• **Dataset records**

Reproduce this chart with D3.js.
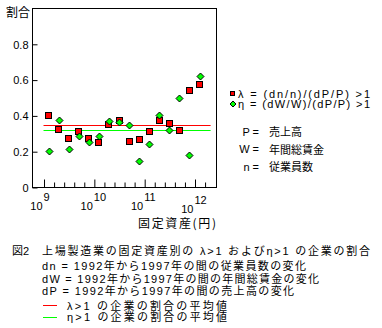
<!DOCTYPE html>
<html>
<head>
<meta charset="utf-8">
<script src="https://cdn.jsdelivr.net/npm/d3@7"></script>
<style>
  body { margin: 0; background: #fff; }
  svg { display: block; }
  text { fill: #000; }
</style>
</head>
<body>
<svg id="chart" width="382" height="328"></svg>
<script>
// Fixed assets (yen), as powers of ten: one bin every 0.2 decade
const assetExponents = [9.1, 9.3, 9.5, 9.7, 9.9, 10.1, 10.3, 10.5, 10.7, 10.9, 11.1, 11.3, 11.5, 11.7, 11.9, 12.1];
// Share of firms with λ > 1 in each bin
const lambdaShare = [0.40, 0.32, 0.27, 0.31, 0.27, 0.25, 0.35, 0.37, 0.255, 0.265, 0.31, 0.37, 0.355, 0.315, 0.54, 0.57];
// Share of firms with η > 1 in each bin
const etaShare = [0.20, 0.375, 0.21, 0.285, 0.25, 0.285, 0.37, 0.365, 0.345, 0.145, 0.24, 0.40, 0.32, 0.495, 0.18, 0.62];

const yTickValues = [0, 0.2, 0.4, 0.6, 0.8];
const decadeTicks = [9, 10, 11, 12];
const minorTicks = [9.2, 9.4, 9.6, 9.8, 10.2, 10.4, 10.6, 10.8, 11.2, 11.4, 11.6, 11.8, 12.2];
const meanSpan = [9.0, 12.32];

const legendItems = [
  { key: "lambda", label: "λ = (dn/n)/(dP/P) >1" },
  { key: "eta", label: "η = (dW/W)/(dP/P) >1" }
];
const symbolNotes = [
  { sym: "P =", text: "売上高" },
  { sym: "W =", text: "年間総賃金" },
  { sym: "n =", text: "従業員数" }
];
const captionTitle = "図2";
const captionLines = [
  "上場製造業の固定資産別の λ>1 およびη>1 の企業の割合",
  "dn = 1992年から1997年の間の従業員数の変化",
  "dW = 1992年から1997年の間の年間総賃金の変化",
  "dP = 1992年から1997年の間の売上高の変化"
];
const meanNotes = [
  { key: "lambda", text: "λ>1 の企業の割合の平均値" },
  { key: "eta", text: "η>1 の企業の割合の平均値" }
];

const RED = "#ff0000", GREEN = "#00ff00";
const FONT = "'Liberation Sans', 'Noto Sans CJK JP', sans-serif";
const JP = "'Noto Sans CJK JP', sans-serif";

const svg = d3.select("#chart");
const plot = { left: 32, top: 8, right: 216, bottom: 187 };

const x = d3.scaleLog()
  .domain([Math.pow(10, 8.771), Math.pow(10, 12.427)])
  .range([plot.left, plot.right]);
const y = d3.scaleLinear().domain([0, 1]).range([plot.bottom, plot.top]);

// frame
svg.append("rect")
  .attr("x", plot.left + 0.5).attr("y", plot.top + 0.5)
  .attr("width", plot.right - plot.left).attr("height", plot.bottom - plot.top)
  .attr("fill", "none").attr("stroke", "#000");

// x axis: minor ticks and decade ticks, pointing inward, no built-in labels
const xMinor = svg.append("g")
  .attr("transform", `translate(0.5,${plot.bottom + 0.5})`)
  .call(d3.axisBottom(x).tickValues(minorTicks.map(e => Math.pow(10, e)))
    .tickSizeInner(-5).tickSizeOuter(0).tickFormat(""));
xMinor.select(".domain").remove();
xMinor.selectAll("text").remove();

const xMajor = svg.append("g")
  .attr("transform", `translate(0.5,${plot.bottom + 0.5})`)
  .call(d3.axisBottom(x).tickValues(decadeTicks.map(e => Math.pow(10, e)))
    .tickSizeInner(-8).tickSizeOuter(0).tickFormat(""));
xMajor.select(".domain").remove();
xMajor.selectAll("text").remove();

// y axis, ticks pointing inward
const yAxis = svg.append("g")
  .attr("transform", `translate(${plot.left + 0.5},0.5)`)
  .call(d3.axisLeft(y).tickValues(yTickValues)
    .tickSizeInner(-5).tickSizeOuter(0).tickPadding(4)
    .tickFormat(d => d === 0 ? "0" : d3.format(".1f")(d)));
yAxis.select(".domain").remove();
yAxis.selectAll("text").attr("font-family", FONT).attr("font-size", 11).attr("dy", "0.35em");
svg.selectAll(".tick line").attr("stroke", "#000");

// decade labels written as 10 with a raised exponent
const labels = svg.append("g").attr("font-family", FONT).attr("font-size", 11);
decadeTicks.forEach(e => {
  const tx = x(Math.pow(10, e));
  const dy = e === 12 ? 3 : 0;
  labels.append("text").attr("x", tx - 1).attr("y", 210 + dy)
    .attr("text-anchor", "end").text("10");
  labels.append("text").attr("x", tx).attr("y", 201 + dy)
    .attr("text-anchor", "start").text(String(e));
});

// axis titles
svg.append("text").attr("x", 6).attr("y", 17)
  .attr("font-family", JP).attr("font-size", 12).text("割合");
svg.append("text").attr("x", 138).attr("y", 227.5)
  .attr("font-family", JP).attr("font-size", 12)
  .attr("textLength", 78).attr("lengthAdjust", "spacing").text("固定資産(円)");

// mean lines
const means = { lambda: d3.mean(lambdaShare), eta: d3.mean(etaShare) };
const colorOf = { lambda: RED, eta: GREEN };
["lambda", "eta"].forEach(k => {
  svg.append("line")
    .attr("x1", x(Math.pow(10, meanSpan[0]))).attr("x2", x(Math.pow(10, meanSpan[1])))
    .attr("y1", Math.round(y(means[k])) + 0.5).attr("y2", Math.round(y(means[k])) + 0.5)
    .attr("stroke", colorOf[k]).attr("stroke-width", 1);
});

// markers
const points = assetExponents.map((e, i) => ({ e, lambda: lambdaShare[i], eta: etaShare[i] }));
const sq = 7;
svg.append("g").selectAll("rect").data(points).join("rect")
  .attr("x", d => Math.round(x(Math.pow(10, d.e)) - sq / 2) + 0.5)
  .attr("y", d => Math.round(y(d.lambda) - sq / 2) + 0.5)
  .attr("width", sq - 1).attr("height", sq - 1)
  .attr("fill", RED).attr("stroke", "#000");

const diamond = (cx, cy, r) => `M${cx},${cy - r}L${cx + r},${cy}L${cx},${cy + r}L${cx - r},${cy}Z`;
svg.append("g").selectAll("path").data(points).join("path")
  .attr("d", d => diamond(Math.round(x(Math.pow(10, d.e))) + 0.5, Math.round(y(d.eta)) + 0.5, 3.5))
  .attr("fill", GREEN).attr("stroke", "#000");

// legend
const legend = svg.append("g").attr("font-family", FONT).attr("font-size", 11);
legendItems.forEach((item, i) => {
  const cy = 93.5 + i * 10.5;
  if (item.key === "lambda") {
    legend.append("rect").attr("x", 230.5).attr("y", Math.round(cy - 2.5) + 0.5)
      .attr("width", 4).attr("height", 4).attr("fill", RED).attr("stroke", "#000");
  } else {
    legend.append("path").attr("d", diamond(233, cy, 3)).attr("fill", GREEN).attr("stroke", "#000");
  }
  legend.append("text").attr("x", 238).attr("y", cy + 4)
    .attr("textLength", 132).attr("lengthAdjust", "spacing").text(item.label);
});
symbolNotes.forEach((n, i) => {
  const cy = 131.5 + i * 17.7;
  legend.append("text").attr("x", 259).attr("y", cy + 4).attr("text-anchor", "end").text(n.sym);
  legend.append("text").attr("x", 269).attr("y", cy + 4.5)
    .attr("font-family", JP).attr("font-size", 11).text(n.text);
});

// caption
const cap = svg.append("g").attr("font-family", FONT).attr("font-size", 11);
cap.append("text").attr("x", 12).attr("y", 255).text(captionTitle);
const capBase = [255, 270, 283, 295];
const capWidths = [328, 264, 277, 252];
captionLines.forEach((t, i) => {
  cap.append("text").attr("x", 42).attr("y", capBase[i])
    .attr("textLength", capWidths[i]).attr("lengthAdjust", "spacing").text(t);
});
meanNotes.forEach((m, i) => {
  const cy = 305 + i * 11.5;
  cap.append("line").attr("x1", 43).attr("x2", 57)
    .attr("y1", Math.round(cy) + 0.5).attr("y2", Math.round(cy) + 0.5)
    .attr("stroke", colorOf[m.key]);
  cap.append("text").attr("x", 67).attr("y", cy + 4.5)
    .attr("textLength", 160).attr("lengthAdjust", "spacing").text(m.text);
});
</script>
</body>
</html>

* * *

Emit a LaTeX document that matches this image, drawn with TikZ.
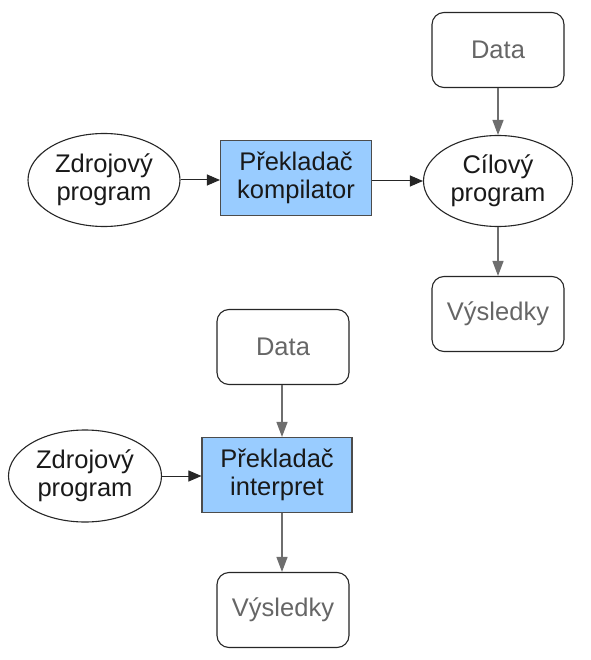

==

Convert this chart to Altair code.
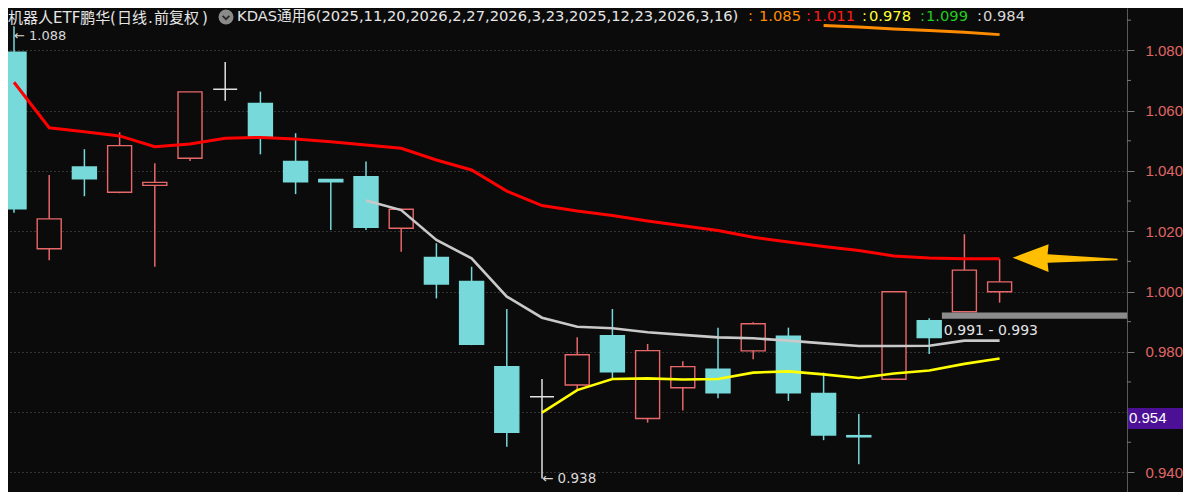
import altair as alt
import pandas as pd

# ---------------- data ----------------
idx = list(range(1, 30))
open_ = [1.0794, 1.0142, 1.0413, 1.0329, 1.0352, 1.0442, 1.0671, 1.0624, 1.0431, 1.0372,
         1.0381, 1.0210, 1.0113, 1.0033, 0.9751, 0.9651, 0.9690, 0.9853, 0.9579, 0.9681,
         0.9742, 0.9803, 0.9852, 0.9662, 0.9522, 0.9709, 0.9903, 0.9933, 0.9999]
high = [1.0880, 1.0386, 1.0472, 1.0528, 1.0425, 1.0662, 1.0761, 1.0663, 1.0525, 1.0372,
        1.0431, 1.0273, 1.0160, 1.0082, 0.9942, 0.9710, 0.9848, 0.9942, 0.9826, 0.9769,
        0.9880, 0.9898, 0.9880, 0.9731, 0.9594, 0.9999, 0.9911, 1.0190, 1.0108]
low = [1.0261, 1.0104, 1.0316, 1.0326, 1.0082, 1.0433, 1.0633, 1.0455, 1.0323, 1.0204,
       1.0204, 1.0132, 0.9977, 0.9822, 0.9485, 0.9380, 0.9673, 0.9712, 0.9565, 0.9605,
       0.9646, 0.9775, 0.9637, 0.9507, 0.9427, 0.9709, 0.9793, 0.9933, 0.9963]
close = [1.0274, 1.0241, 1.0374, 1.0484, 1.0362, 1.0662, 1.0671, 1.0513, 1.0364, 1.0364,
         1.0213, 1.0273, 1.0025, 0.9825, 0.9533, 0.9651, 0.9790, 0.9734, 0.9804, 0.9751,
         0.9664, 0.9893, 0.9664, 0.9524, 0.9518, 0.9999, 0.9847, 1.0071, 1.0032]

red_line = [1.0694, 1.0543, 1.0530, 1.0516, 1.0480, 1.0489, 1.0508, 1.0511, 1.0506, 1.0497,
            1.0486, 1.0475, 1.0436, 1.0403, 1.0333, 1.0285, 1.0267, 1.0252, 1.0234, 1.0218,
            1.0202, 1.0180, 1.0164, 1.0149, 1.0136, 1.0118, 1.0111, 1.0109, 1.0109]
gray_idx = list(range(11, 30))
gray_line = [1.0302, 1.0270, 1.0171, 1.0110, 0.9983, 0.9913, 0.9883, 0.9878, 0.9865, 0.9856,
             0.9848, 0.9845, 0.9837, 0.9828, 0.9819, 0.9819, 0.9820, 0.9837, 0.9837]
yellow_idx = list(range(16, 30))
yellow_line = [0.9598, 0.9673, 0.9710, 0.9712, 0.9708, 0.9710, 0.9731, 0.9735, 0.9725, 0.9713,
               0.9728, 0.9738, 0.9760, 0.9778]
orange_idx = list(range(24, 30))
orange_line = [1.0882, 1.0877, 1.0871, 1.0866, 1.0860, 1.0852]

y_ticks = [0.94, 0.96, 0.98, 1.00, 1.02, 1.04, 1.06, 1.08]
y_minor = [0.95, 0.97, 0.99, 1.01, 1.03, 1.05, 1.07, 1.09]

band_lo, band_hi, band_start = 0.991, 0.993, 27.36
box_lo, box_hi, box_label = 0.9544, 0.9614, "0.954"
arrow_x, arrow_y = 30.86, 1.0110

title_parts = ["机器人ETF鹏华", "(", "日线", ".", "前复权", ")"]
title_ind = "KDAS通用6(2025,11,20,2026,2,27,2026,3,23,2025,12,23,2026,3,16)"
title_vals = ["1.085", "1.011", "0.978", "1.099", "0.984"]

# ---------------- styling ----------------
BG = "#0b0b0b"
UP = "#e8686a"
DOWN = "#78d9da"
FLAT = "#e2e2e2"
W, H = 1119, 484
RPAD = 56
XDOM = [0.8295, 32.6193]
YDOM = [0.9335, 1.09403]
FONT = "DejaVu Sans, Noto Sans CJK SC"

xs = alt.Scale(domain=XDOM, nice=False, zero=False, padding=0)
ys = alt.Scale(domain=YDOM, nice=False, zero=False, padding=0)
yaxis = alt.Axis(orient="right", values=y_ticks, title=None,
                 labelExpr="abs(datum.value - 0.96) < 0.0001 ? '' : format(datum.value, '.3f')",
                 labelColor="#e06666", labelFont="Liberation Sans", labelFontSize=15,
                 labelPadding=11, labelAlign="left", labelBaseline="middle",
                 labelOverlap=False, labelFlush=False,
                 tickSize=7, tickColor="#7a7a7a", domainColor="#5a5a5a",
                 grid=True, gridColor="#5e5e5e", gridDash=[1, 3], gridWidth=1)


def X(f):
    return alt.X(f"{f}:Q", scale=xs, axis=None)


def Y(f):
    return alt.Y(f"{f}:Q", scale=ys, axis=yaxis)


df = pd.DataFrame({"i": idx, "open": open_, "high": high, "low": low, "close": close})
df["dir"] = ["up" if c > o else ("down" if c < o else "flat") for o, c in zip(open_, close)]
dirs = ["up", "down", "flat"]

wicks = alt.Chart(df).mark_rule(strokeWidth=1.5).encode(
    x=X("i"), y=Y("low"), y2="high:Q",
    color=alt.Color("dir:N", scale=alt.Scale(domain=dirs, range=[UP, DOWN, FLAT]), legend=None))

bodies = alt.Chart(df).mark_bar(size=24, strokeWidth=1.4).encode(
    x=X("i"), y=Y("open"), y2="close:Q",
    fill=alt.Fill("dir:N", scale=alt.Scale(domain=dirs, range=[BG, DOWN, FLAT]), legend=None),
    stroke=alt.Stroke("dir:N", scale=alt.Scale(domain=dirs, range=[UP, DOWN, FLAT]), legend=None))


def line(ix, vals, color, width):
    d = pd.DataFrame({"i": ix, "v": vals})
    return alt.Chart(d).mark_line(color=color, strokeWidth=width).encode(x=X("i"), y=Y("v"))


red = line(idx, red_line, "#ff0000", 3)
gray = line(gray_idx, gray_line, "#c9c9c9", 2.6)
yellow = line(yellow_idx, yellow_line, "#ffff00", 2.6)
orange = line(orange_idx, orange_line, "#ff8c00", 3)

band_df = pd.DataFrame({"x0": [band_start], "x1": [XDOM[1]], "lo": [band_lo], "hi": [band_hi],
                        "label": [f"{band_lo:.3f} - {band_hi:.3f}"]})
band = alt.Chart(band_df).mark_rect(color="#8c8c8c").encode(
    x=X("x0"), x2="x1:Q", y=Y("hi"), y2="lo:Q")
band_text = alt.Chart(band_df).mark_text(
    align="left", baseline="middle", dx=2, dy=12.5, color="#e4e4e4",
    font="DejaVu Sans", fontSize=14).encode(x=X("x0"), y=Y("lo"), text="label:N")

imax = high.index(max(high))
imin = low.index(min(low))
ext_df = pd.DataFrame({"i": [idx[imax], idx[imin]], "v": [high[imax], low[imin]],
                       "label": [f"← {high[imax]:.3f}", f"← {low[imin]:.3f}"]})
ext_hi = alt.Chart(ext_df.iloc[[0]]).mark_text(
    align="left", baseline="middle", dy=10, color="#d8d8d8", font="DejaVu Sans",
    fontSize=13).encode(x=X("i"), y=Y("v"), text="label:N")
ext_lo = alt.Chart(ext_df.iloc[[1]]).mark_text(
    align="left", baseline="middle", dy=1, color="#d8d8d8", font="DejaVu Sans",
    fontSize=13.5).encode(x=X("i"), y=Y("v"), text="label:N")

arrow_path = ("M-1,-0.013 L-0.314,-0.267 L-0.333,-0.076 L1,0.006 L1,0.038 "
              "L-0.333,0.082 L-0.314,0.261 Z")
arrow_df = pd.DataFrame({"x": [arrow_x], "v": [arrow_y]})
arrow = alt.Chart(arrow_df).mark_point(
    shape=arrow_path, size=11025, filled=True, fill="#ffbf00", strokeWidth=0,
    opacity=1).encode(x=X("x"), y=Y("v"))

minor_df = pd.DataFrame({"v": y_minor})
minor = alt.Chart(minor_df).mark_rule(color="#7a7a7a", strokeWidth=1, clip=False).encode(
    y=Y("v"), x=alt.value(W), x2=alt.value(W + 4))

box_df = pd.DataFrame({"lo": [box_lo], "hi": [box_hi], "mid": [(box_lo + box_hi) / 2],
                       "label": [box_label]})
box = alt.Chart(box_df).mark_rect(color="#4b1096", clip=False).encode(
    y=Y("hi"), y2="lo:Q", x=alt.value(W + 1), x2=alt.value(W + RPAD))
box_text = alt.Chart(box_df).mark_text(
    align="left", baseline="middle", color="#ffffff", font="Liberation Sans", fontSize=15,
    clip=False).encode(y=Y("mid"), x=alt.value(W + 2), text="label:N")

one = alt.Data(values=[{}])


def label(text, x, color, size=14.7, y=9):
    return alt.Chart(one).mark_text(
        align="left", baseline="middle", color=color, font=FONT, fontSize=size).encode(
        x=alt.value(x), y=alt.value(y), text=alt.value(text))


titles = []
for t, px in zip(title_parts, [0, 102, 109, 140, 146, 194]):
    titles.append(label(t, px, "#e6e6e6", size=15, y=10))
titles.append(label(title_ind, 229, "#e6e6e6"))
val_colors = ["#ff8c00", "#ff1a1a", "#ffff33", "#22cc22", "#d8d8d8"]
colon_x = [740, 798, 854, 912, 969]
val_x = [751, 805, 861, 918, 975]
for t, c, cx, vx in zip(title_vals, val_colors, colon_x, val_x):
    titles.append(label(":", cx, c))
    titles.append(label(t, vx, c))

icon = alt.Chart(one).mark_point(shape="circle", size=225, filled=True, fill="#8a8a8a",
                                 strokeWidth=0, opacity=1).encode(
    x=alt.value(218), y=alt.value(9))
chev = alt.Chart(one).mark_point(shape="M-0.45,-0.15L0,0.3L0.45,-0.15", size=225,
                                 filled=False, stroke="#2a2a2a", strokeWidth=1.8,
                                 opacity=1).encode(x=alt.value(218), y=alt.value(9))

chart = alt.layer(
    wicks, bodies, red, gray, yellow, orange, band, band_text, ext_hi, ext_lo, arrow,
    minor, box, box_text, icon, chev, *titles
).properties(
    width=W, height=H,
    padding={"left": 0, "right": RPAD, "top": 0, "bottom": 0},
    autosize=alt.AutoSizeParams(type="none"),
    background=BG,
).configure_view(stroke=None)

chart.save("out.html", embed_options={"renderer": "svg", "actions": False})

• **What the task requires**
Reproduce exactly the section that begins with the line containing "Reproduce this chart with D3.js." and ends with the line containing "d3.scaleLinear().domain([0, 1]).range([plot.bottom, plot.top]);". Both boundary lines belong in the copy, but pictures do not.

• **Exercise output**
Reproduce this chart with D3.js.
<!DOCTYPE html>
<html>
<head>
<meta charset="utf-8">
<script src="https://cdn.jsdelivr.net/npm/d3@7"></script>
<style>
  body { margin: 0; background: #fff; }
  svg { display: block; }
  text { fill: #000; }
</style>
</head>
<body>
<svg id="chart" width="382" height="328"></svg>
<script>
// Fixed assets (yen), as powers of ten: one bin every 0.2 decade
const assetExponents = [9.1, 9.3, 9.5, 9.7, 9.9, 10.1, 10.3, 10.5, 10.7, 10.9, 11.1, 11.3, 11.5, 11.7, 11.9, 12.1];
// Share of firms with λ > 1 in each bin
const lambdaShare = [0.40, 0.32, 0.27, 0.31, 0.27, 0.25, 0.35, 0.37, 0.255, 0.265, 0.31, 0.37, 0.355, 0.315, 0.54, 0.57];
// Share of firms with η > 1 in each bin
const etaShare = [0.20, 0.375, 0.21, 0.285, 0.25, 0.285, 0.37, 0.365, 0.345, 0.145, 0.24, 0.40, 0.32, 0.495, 0.18, 0.62];

const yTickValues = [0, 0.2, 0.4, 0.6, 0.8];
const decadeTicks = [9, 10, 11, 12];
const minorTicks = [9.2, 9.4, 9.6, 9.8, 10.2, 10.4, 10.6, 10.8, 11.2, 11.4, 11.6, 11.8, 12.2];
const meanSpan = [9.0, 12.32];

const legendItems = [
  { key: "lambda", label: "λ = (dn/n)/(dP/P) >1" },
  { key: "eta", label: "η = (dW/W)/(dP/P) >1" }
];
const symbolNotes = [
  { sym: "P =", text: "売上高" },
  { sym: "W =", text: "年間総賃金" },
  { sym: "n =", text: "従業員数" }
];
const captionTitle = "図2";
const captionLines = [
  "上場製造業の固定資産別の λ>1 およびη>1 の企業の割合",
  "dn = 1992年から1997年の間の従業員数の変化",
  "dW = 1992年から1997年の間の年間総賃金の変化",
  "dP = 1992年から1997年の間の売上高の変化"
];
const meanNotes = [
  { key: "lambda", text: "λ>1 の企業の割合の平均値" },
  { key: "eta", text: "η>1 の企業の割合の平均値" }
];

const RED = "#ff0000", GREEN = "#00ff00";
const FONT = "'Liberation Sans', 'Noto Sans CJK JP', sans-serif";
const JP = "'Noto Sans CJK JP', sans-serif";

const svg = d3.select("#chart");
const plot = { left: 32, top: 8, right: 216, bottom: 187 };

const x = d3.scaleLog()
  .domain([Math.pow(10, 8.771), Math.pow(10, 12.427)])
  .range([plot.left, plot.right]);
const y = d3.scaleLinear().domain([0, 1]).range([plot.bottom, plot.top]);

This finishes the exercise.